— BEGIN Stored data —

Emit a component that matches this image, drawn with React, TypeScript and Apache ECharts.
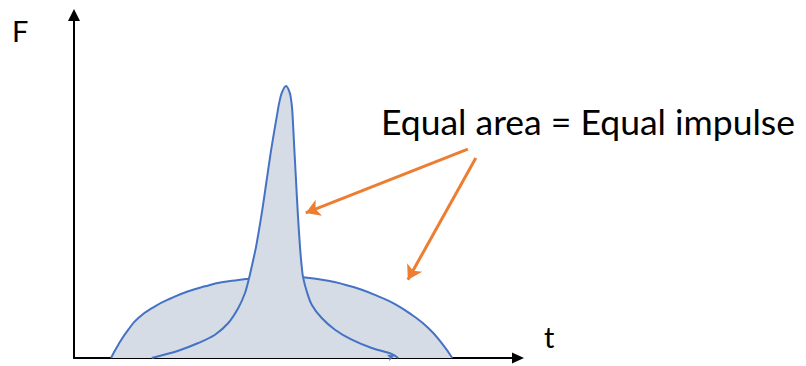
import React, { useEffect, useRef } from "react";
import * as echarts from "echarts";

// Wide, low force curve (t, F)
const domeT = [8.33, 9.98, 12.23, 14.48, 18.24, 22.0, 25.74, 29.5, 33.27, 37.0, 39.41, 45.3, 51.64, 57.27, 61.04, 64.8, 68.54, 72.3, 76.06, 79.8, 82.82, 85.2];
const domeF = [0, 3.88, 8.25, 11.66, 15.07, 17.49, 19.45, 20.9, 22.07, 22.74, 23.12, 24.0, 23.53, 22.54, 21.37, 19.91, 17.99, 15.74, 12.62, 8.75, 4.37, 0];

// Tall, narrow force peak (t, F)
const peakT = [17.5, 23.49, 28.0, 31.76, 34.75, 37.0, 38.51, 39.45, 40.0, 41.0, 42.3, 43.4, 44.5, 45.8, 46.2, 46.8, 47.75, 48.6, 49.0, 49.2, 49.6, 50.0, 50.4, 50.9, 51.3, 51.6, 52.41, 53.54, 55.79, 58.78, 62.55, 67.05, 71.55, 73.04];
const peakF = [0, 2.13, 4.37, 6.79, 10.2, 14.58, 18.95, 23.4, 26.5, 32.4, 42.3, 51.9, 61.5, 71.4, 74.3, 77.3, 79.3, 77.3, 74.3, 71.4, 61.5, 51.9, 42.3, 32.4, 26.5, 23.5, 19.45, 15.54, 11.66, 8.25, 5.34, 2.92, 1.17, 0];

// Annotation arrows: [startT, startF, endT, endF]
const arrowPeak = [88.7, 60.9, 52.2, 42.3];
const arrowDome = [90.5, 58.3, 75.2, 22.8];

const annotation = "Equal area = Equal impulse";
const yName = "F";
const xName = "t";

const fill = "#D6DCE5";
const stroke = "#4472C4";
const orange = "#ED7D31";

function pairs(xs: number[], ys: number[]) {
  return xs.map((x, i) => [x, ys[i]]);
}

export default function App() {
  const ref = useRef<HTMLDivElement>(null);
  useEffect(() => {
    if (!ref.current) return;
    const chart = echarts.init(ref.current, null, { renderer: "svg" });
    const font = "Lato, 'Open Sans', sans-serif";
    chart.setOption({
      animation: false,
      backgroundColor: "#ffffff",
      grid: { left: 74, right: 288, top: 15, bottom: 8, containLabel: false },
      xAxis: {
        type: "value",
        min: 0,
        max: 100,
        axisLine: {
          show: true,
          onZero: false,
          lineStyle: { color: "#000", width: 2 },
          symbol: ["none", "triangle"],
          symbolSize: [11, 12],
        },
        axisTick: { show: false },
        axisLabel: { show: false },
        splitLine: { show: false },
      },
      yAxis: {
        type: "value",
        min: 0,
        max: 100,
        axisLine: {
          show: true,
          onZero: false,
          lineStyle: { color: "#000", width: 2 },
          symbol: ["none", "triangle"],
          symbolSize: [12, 12],
        },
        axisTick: { show: false },
        axisLabel: { show: false },
        splitLine: { show: false },
      },
      series: [
        {
          type: "line",
          data: pairs(domeT, domeF),
          smooth: 0.5,
          symbol: "none",
          lineStyle: { color: stroke, width: 2 },
          areaStyle: { color: fill, opacity: 1 },
          z: 2,
        },
        {
          type: "line",
          data: pairs(peakT, peakF),
          smooth: 0.3,
          symbol: "none",
          lineStyle: { color: stroke, width: 2 },
          areaStyle: { color: fill, opacity: 1 },
          z: 3,
          markPoint: {
            silent: true,
            symbol: "arrow",
            symbolSize: [5, 7],
            symbolRotate: -70,
            itemStyle: { color: stroke },
            label: { show: false },
            data: [{ coord: [72.2, 0.7] }],
          },
        },
        {
          type: "line",
          data: [],
          z: 4,
          markLine: {
            silent: true,
            symbol: ["none", "arrow"],
            symbolSize: [13, 14],
            label: { show: false },
            lineStyle: { color: orange, width: 3, type: "solid" },
            data: [arrowPeak, arrowDome].map((a) => [
              { coord: [a[0], a[1]] },
              { coord: [a[2], a[3]] },
            ]),
          },
        },
      ],
      graphic: [
        {
          type: "text",
          left: 381,
          top: 103,
          style: { text: annotation, font: `35.5px ${font}`, fill: "#000" },
        },
        {
          type: "text",
          left: 12,
          top: 16,
          style: { text: yName, font: `29px ${font}`, fill: "#000" },
        },
        {
          type: "text",
          left: 544,
          top: 322,
          style: { text: xName, font: `29px ${font}`, fill: "#000" },
        },
      ],
    });
    return () => chart.dispose();
  }, []);
  return (
    <div
      ref={ref}
      style={{ position: "fixed", left: 0, top: 0, width: 806, height: 366 }}
    />
  );
}
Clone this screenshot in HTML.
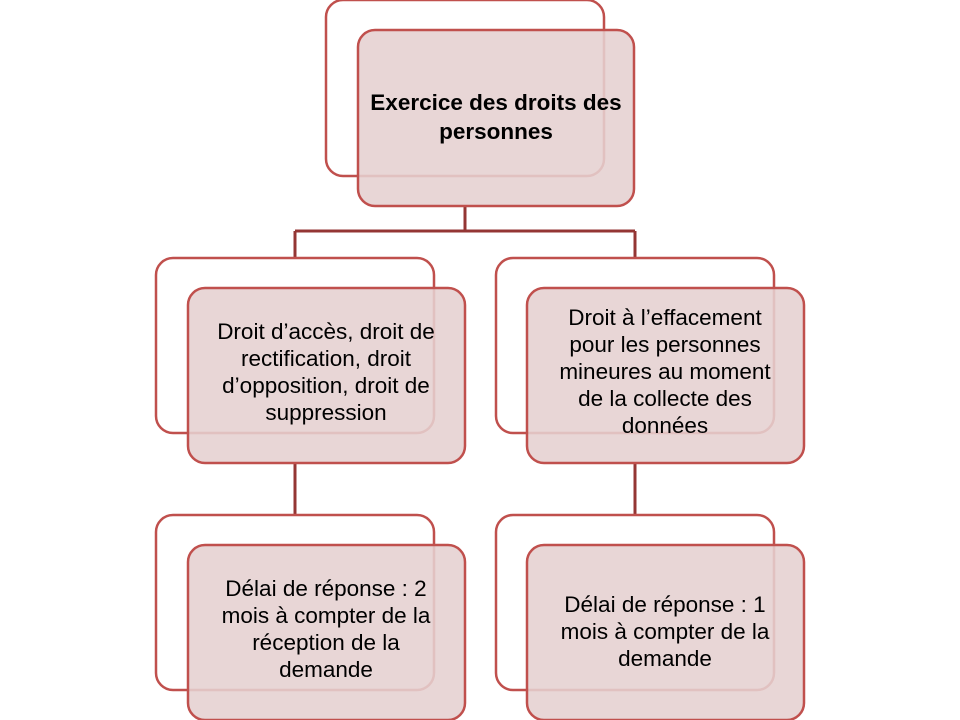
<!DOCTYPE html>
<html><head><meta charset="utf-8"><style>
html,body{margin:0;padding:0;background:#fff;}
svg{display:block;}
text{font-family:"Liberation Sans",sans-serif;font-size:22.5px;fill:#000;text-anchor:middle;}
</style></head><body>
<svg width="960" height="720" viewBox="0 0 960 720">
<g fill="none" stroke="#943634" stroke-width="3">
<path d="M465 206 V231 M295 231 H635 M295 231 V258 M635 231 V258 M295 463 V514 M635 463 V514"/>
</g>
<g fill="#fff" stroke="#c0504d" stroke-width="2.5">
<rect x="326" y="0" width="278" height="176" rx="17" fill="none"/>
<rect x="156" y="258" width="278" height="175" rx="17"/>
<rect x="496" y="258" width="278" height="175" rx="17"/>
<rect x="156" y="515" width="278" height="175" rx="17"/>
<rect x="496" y="515" width="278" height="175" rx="17"/>
</g>
<g fill="#e5d0d0" fill-opacity="0.88" stroke="#c0504d" stroke-width="2.5">
<rect x="358" y="30" width="276" height="176" rx="17"/>
<rect x="188" y="288" width="277" height="175" rx="17"/>
<rect x="527" y="288" width="277" height="175" rx="17"/>
<rect x="188" y="545" width="277" height="175" rx="17"/>
<rect x="527" y="545" width="277" height="175" rx="17"/>
</g>
<text x="496" y="110" style="font-weight:bold">Exercice des droits des</text>
<text x="496" y="139" style="font-weight:bold">personnes</text>
<text x="326" y="339">Droit d’accès, droit de</text>
<text x="326" y="366">rectification, droit</text>
<text x="326" y="393">d’opposition, droit de</text>
<text x="326" y="420">suppression</text>
<text x="665" y="325">Droit à l’effacement</text>
<text x="665" y="352">pour les personnes</text>
<text x="665" y="379">mineures au moment</text>
<text x="665" y="406">de la collecte des</text>
<text x="665" y="433">données</text>
<text x="326" y="596">Délai de réponse : 2</text>
<text x="326" y="623">mois à compter de la</text>
<text x="326" y="650">réception de la</text>
<text x="326" y="677">demande</text>
<text x="665" y="612">Délai de réponse : 1</text>
<text x="665" y="639">mois à compter de la</text>
<text x="665" y="666">demande</text>
</svg>
</body></html>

— END Stored data —

- Stated goal: Except for the pictures, copy every line of the records above exactly.

- The completed task:
Emit a component that matches this image, drawn with React, TypeScript and Apache ECharts.
import React, { useEffect, useRef } from "react";
import * as echarts from "echarts";

// Wide, low force curve (t, F)
const domeT = [8.33, 9.98, 12.23, 14.48, 18.24, 22.0, 25.74, 29.5, 33.27, 37.0, 39.41, 45.3, 51.64, 57.27, 61.04, 64.8, 68.54, 72.3, 76.06, 79.8, 82.82, 85.2];
const domeF = [0, 3.88, 8.25, 11.66, 15.07, 17.49, 19.45, 20.9, 22.07, 22.74, 23.12, 24.0, 23.53, 22.54, 21.37, 19.91, 17.99, 15.74, 12.62, 8.75, 4.37, 0];

// Tall, narrow force peak (t, F)
const peakT = [17.5, 23.49, 28.0, 31.76, 34.75, 37.0, 38.51, 39.45, 40.0, 41.0, 42.3, 43.4, 44.5, 45.8, 46.2, 46.8, 47.75, 48.6, 49.0, 49.2, 49.6, 50.0, 50.4, 50.9, 51.3, 51.6, 52.41, 53.54, 55.79, 58.78, 62.55, 67.05, 71.55, 73.04];
const peakF = [0, 2.13, 4.37, 6.79, 10.2, 14.58, 18.95, 23.4, 26.5, 32.4, 42.3, 51.9, 61.5, 71.4, 74.3, 77.3, 79.3, 77.3, 74.3, 71.4, 61.5, 51.9, 42.3, 32.4, 26.5, 23.5, 19.45, 15.54, 11.66, 8.25, 5.34, 2.92, 1.17, 0];

// Annotation arrows: [startT, startF, endT, endF]
const arrowPeak = [88.7, 60.9, 52.2, 42.3];
const arrowDome = [90.5, 58.3, 75.2, 22.8];

const annotation = "Equal area = Equal impulse";
const yName = "F";
const xName = "t";

const fill = "#D6DCE5";
const stroke = "#4472C4";
const orange = "#ED7D31";

function pairs(xs: number[], ys: number[]) {
  return xs.map((x, i) => [x, ys[i]]);
}

export default function App() {
  const ref = useRef<HTMLDivElement>(null);
  useEffect(() => {
    if (!ref.current) return;
    const chart = echarts.init(ref.current, null, { renderer: "svg" });
    const font = "Lato, 'Open Sans', sans-serif";
    chart.setOption({
      animation: false,
      backgroundColor: "#ffffff",
      grid: { left: 74, right: 288, top: 15, bottom: 8, containLabel: false },
      xAxis: {
        type: "value",
        min: 0,
        max: 100,
        axisLine: {
          show: true,
          onZero: false,
          lineStyle: { color: "#000", width: 2 },
          symbol: ["none", "triangle"],
          symbolSize: [11, 12],
        },
        axisTick: { show: false },
        axisLabel: { show: false },
        splitLine: { show: false },
      },
      yAxis: {
        type: "value",
        min: 0,
        max: 100,
        axisLine: {
          show: true,
          onZero: false,
          lineStyle: { color: "#000", width: 2 },
          symbol: ["none", "triangle"],
          symbolSize: [12, 12],
        },
        axisTick: { show: false },
        axisLabel: { show: false },
        splitLine: { show: false },
      },
      series: [
        {
          type: "line",
          data: pairs(domeT, domeF),
          smooth: 0.5,
          symbol: "none",
          lineStyle: { color: stroke, width: 2 },
          areaStyle: { color: fill, opacity: 1 },
          z: 2,
        },
        {
          type: "line",
          data: pairs(peakT, peakF),
          smooth: 0.3,
          symbol: "none",
          lineStyle: { color: stroke, width: 2 },
          areaStyle: { color: fill, opacity: 1 },
          z: 3,
          markPoint: {
            silent: true,
            symbol: "arrow",
            symbolSize: [5, 7],
            symbolRotate: -70,
            itemStyle: { color: stroke },
            label: { show: false },
            data: [{ coord: [72.2, 0.7] }],
          },
        },
        {
          type: "line",
          data: [],
          z: 4,
          markLine: {
            silent: true,
            symbol: ["none", "arrow"],
            symbolSize: [13, 14],
            label: { show: false },
            lineStyle: { color: orange, width: 3, type: "solid" },
            data: [arrowPeak, arrowDome].map((a) => [
              { coord: [a[0], a[1]] },
              { coord: [a[2], a[3]] },
            ]),
          },
        },
      ],
      graphic: [
        {
          type: "text",
          left: 381,
          top: 103,
          style: { text: annotation, font: `35.5px ${font}`, fill: "#000" },
        },
        {
          type: "text",
          left: 12,
          top: 16,
          style: { text: yName, font: `29px ${font}`, fill: "#000" },
        },
        {
          type: "text",
          left: 544,
          top: 322,
          style: { text: xName, font: `29px ${font}`, fill: "#000" },
        },
      ],
    });
    return () => chart.dispose();
  }, []);
  return (
    <div
      ref={ref}
      style={{ position: "fixed", left: 0, top: 0, width: 806, height: 366 }}
    />
  );
}
Clone this screenshot in HTML.
<!DOCTYPE html>
<html><head><meta charset="utf-8"><style>
html,body{margin:0;padding:0;background:#fff;}
svg{display:block;}
text{font-family:"Liberation Sans",sans-serif;font-size:22.5px;fill:#000;text-anchor:middle;}
</style></head><body>
<svg width="960" height="720" viewBox="0 0 960 720">
<g fill="none" stroke="#943634" stroke-width="3">
<path d="M465 206 V231 M295 231 H635 M295 231 V258 M635 231 V258 M295 463 V514 M635 463 V514"/>
</g>
<g fill="#fff" stroke="#c0504d" stroke-width="2.5">
<rect x="326" y="0" width="278" height="176" rx="17" fill="none"/>
<rect x="156" y="258" width="278" height="175" rx="17"/>
<rect x="496" y="258" width="278" height="175" rx="17"/>
<rect x="156" y="515" width="278" height="175" rx="17"/>
<rect x="496" y="515" width="278" height="175" rx="17"/>
</g>
<g fill="#e5d0d0" fill-opacity="0.88" stroke="#c0504d" stroke-width="2.5">
<rect x="358" y="30" width="276" height="176" rx="17"/>
<rect x="188" y="288" width="277" height="175" rx="17"/>
<rect x="527" y="288" width="277" height="175" rx="17"/>
<rect x="188" y="545" width="277" height="175" rx="17"/>
<rect x="527" y="545" width="277" height="175" rx="17"/>
</g>
<text x="496" y="110" style="font-weight:bold">Exercice des droits des</text>
<text x="496" y="139" style="font-weight:bold">personnes</text>
<text x="326" y="339">Droit d’accès, droit de</text>
<text x="326" y="366">rectification, droit</text>
<text x="326" y="393">d’opposition, droit de</text>
<text x="326" y="420">suppression</text>
<text x="665" y="325">Droit à l’effacement</text>
<text x="665" y="352">pour les personnes</text>
<text x="665" y="379">mineures au moment</text>
<text x="665" y="406">de la collecte des</text>
<text x="665" y="433">données</text>
<text x="326" y="596">Délai de réponse : 2</text>
<text x="326" y="623">mois à compter de la</text>
<text x="326" y="650">réception de la</text>
<text x="326" y="677">demande</text>
<text x="665" y="612">Délai de réponse : 1</text>
<text x="665" y="639">mois à compter de la</text>
<text x="665" y="666">demande</text>
</svg>
</body></html>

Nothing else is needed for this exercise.